I've always loved the way Rosencrantz and Guildenstern are Dead inverts figure and ground, forcing an expansion of perspective. That is also the reason I love being at Wimbledon during the first week.
During the first week at Wimbledon, one can watch the stars play on Centre Court. I got to see King Rafa stride on to Centre Court as defending champion. Now, he owns this stage. It was fun to watch doubting Prince Andy ask "To be or not to be, that is the question" of his not-quite-adoring home fans. A Miss Marple look alike who was sitting next to me prefers Novak Djokovic to Andy Murray, because Novak always applauds his opponent's shots.
However, the most distinctive and memorable Wimbledon experience is quite possibly watching matches on the outside courts. These are courts with no grandstands or TV cameras, where less famous names play. Fans generally sit court side, yards away from the players, like at the local tennis club. I can't think of any other world class event where fans get so close to the performers; in cricketing terms this is like watching the action from second slip.
Sitting so close to the action, it is easy to tune into the physicality of the game: ball speed, spin and bounce, the player's size and gait. Mood and emotion from the players - a grimace fleeting across a face, a pleading glance at a coach, the slope of a shoulder - communicates in a way that doesn't happen on TV or in the stadium courts. The court side perspective brings these matches alive, despite the unfamiliar names.
For instance, I cheered for a slender Chinese girl called Shuai Zhang who was taking on the muscular Svetlana Kuznetsova. Zhang, who has just stabilized a spot in the top 100, did brilliantly to take the first set before Kuznetsova overpowered her. Zhang's mother and coach were sitting right across the aisle from me. They appreciated the support. They'd exchange thumbs up signs with me whenever I cheered Zhang for threading the needle with a backhand down the line. This sort of interaction is so not going to happen with Andy Murray's mom up on Centre Court.
I watched Monica Niculescu playing a successful underarm drop serve, a shot I thought had retired with Michael Chang. I watched the world #163 Ruben Bemelmans limp off court, visibly exhausted after losing a five set marathon to world #34 Julien Benneteau. Watching court-side, it is a lot easier to respect how good a player the world #163 really is.
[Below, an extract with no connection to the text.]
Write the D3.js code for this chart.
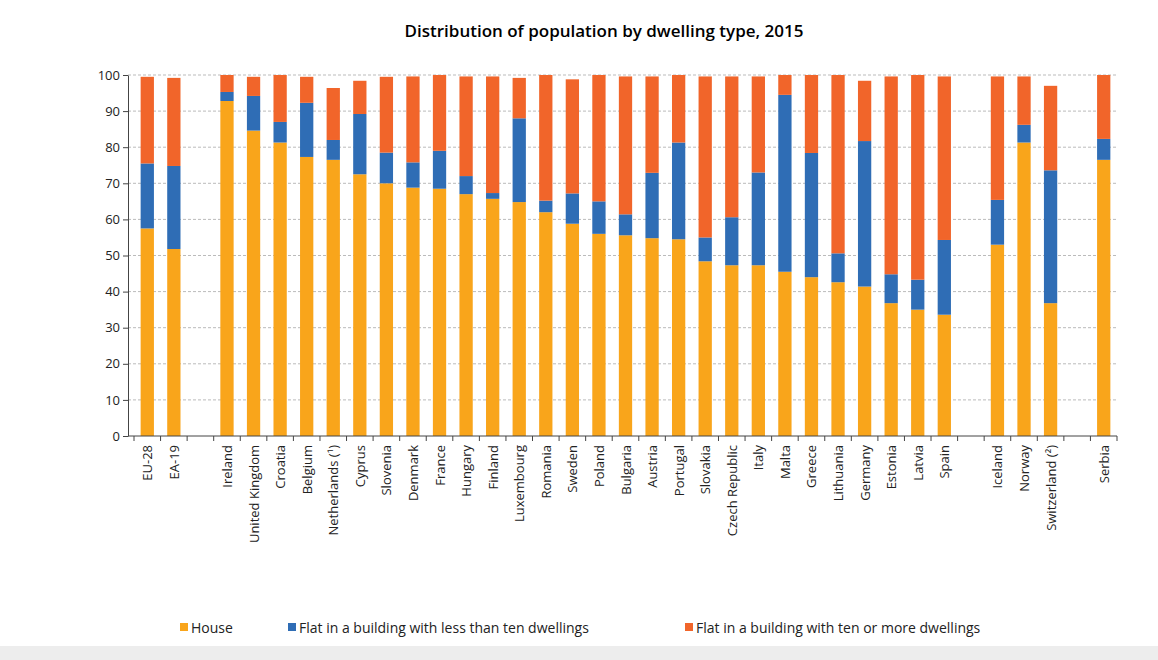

Perhaps I am sympathetic to non-superstars because I am primarily a cricket fan. Cricket lends itself especially well to showcasing the spunk and grit of the lesser gods. Balwinder Singh Sandhu always has a place in my cricketing pantheon for THAT delivery to Gordon Greenidge in the 1983 World Cup final. Similarly, Sameer Dighe also has a place in my pantheon for taking India to victory against Waugh's Aussies in that epoch-making Chennai test match in 2001, despite a rampaging Glenn McGrath. In tennis, players of the stature of Balwinder Singh Sandhu and Sameer Dighe don't play in the equivalent of World Cup finals, say in Wimbledon finals.
Watching Zhang, Niculescu and Bemelmans on the outside courts of Wimbledon is perhaps the closest tennis gets to being a game, not just of the superstars, but of ordinary people striving for greatness. The first week at Wimbledon is spacious enough, big-hearted enough, to accommodate not just sweet Prince Hamlet, but also Rosencrantz and Guildenstern.